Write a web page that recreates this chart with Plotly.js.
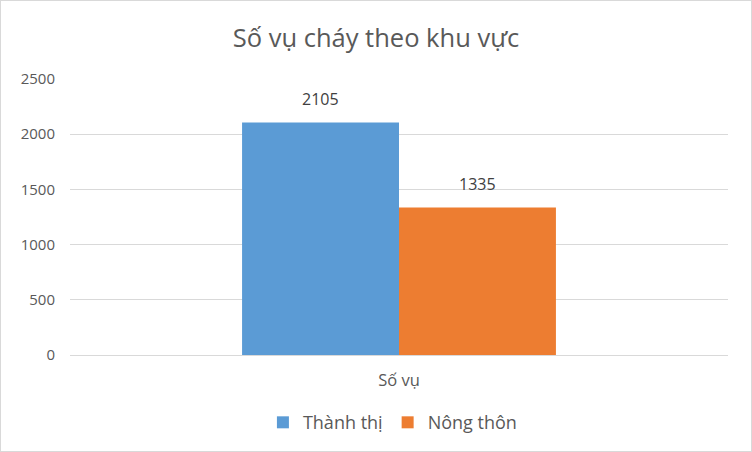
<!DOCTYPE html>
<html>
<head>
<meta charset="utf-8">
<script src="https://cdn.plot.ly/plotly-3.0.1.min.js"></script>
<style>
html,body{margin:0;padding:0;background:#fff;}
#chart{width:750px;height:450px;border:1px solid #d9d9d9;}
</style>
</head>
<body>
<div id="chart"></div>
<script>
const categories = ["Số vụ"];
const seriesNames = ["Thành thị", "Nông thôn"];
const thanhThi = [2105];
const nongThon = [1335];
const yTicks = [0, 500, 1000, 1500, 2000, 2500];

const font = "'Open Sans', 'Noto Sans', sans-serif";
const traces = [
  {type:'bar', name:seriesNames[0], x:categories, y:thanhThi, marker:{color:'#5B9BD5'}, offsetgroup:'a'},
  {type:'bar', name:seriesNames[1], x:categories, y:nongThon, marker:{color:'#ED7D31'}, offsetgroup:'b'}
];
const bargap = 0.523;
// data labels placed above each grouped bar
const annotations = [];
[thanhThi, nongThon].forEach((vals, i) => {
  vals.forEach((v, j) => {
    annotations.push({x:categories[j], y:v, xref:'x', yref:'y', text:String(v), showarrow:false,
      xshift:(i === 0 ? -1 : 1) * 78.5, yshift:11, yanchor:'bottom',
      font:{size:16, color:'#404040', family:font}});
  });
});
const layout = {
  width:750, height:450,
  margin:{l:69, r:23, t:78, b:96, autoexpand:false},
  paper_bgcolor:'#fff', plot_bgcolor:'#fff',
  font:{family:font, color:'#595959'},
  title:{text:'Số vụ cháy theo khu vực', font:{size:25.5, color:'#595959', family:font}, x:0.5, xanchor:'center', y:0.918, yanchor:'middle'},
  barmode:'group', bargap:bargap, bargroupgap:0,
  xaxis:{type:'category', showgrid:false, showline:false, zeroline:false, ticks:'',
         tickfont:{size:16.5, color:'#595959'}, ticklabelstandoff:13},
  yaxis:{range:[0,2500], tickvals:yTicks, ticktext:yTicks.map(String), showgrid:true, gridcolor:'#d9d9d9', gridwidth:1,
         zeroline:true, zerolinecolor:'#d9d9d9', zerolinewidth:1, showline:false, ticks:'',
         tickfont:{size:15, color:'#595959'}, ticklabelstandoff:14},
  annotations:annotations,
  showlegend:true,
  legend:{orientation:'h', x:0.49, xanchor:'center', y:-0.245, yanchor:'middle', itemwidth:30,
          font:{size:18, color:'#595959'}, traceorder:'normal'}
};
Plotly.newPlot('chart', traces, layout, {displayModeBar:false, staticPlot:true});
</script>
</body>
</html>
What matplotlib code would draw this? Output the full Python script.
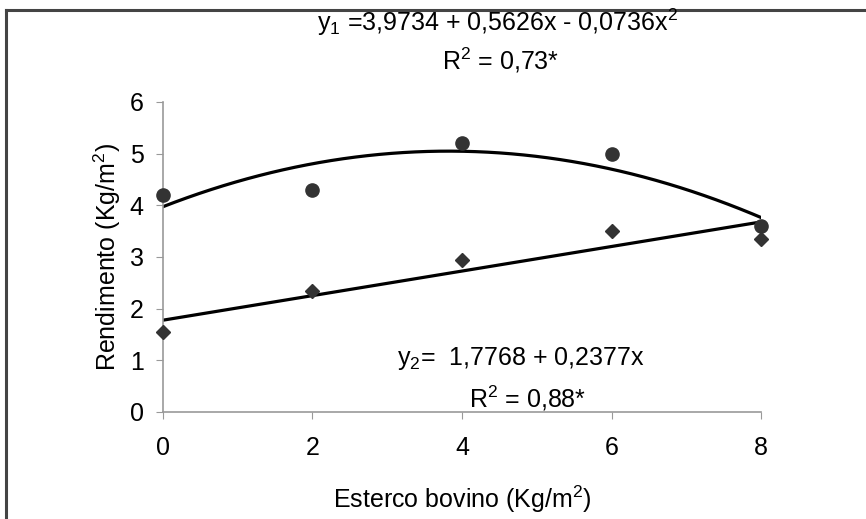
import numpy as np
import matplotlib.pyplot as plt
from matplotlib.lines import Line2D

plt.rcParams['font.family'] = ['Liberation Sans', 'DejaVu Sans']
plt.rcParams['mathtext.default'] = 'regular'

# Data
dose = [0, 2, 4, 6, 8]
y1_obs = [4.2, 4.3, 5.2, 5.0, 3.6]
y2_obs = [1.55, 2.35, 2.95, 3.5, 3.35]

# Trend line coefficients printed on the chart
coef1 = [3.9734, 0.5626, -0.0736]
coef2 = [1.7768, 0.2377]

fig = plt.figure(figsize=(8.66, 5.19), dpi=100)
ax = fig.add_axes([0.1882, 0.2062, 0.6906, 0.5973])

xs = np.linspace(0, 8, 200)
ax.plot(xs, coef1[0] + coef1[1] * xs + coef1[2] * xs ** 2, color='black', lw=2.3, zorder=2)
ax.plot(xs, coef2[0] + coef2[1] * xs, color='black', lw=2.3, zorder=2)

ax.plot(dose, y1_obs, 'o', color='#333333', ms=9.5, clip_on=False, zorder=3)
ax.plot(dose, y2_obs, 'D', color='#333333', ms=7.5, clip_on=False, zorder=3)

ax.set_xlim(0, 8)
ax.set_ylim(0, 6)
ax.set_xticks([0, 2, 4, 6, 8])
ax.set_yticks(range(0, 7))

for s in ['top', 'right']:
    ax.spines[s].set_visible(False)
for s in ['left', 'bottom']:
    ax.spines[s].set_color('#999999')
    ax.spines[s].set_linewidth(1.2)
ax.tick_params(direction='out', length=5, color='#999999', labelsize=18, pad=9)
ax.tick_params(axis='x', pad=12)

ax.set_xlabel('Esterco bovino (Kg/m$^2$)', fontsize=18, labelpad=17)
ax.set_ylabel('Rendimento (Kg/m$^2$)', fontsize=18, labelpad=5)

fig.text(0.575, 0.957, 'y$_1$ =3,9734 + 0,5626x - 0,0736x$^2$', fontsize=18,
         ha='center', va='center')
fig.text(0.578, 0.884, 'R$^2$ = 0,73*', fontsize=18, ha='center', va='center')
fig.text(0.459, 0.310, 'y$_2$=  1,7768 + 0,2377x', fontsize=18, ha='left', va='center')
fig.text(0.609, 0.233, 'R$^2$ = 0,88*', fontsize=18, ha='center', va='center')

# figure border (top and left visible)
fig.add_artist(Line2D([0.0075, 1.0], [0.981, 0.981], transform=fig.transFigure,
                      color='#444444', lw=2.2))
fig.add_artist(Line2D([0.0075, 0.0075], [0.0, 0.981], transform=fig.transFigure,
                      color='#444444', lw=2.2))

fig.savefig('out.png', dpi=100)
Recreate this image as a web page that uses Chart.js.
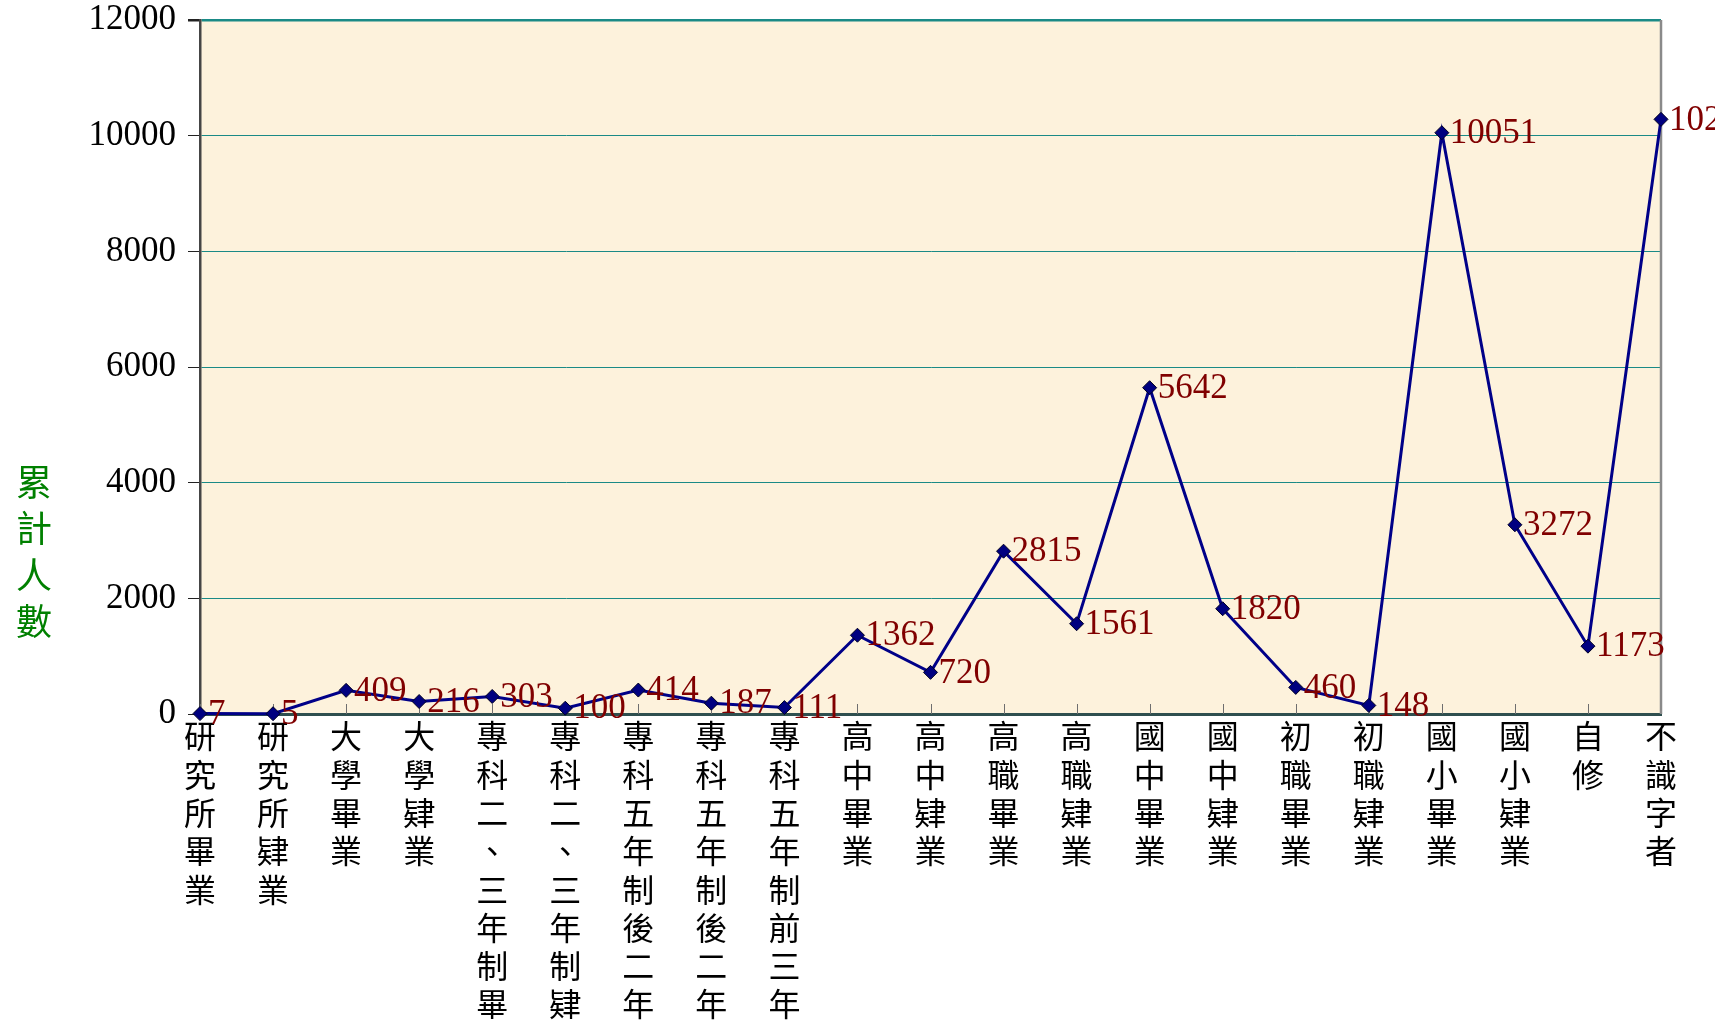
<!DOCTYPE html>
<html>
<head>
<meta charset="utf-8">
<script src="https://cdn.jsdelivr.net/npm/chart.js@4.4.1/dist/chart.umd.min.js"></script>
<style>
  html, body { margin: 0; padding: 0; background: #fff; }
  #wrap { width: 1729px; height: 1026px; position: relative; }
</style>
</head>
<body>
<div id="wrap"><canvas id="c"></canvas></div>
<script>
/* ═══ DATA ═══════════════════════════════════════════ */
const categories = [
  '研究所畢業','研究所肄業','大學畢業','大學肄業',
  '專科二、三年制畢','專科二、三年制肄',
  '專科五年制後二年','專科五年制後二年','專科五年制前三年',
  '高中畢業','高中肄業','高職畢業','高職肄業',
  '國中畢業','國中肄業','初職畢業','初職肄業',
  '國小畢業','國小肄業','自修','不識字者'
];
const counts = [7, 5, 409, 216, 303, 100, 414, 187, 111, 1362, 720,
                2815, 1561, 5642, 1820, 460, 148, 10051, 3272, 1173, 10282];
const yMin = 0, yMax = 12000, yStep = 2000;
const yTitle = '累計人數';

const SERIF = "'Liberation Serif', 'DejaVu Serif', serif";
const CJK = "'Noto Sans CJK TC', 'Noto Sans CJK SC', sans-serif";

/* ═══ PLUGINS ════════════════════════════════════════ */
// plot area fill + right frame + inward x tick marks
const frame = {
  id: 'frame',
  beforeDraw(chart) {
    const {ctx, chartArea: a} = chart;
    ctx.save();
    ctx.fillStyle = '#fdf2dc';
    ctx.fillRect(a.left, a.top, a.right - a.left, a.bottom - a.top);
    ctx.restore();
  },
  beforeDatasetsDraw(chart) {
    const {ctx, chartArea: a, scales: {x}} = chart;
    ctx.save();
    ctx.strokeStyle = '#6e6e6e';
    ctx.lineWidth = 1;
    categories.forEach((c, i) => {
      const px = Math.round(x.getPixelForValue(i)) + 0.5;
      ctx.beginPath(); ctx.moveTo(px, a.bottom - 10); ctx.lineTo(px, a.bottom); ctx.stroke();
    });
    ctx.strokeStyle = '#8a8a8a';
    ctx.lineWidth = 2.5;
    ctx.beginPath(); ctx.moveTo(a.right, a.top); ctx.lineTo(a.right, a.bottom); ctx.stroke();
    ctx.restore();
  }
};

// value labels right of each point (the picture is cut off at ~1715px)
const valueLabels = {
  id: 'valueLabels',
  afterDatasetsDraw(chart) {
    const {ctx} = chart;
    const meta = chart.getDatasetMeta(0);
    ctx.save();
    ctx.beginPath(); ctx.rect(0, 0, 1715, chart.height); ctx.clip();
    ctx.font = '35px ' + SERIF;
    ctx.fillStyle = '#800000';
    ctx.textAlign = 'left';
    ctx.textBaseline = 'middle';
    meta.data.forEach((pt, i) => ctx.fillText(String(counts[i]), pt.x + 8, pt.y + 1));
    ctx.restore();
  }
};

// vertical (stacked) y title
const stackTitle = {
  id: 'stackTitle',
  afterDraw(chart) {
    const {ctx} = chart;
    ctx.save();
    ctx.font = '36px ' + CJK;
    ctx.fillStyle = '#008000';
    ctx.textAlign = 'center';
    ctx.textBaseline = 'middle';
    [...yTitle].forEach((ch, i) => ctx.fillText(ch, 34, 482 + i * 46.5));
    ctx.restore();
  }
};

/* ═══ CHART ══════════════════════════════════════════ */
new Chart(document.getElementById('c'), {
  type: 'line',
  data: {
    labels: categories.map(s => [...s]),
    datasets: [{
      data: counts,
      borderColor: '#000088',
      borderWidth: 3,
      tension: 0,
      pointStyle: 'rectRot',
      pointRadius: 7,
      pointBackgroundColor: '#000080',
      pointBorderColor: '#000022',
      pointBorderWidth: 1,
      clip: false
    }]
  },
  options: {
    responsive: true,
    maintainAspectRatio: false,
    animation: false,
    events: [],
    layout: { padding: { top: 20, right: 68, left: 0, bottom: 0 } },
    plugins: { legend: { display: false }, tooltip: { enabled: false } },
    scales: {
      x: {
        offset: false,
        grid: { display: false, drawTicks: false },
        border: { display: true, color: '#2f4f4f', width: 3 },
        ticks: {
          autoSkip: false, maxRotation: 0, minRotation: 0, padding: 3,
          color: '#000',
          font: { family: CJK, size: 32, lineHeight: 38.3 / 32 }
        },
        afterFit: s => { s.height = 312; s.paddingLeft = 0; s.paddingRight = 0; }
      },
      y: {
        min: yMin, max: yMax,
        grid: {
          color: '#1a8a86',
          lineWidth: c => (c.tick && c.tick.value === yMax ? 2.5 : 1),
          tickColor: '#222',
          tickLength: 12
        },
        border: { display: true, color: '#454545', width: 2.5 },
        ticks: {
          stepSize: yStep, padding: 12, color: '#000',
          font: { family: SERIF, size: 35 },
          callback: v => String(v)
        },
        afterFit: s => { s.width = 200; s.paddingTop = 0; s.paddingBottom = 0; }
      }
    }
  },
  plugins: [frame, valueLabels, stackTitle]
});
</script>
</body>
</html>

········

**WRITTEN INSTRUCTION**
Choose all lines containing the string "that" and copy them out.

**RESPONSE**
Write a web page that recreates this chart with Plotly.js.
Recreate this image as a web page that uses Chart.js.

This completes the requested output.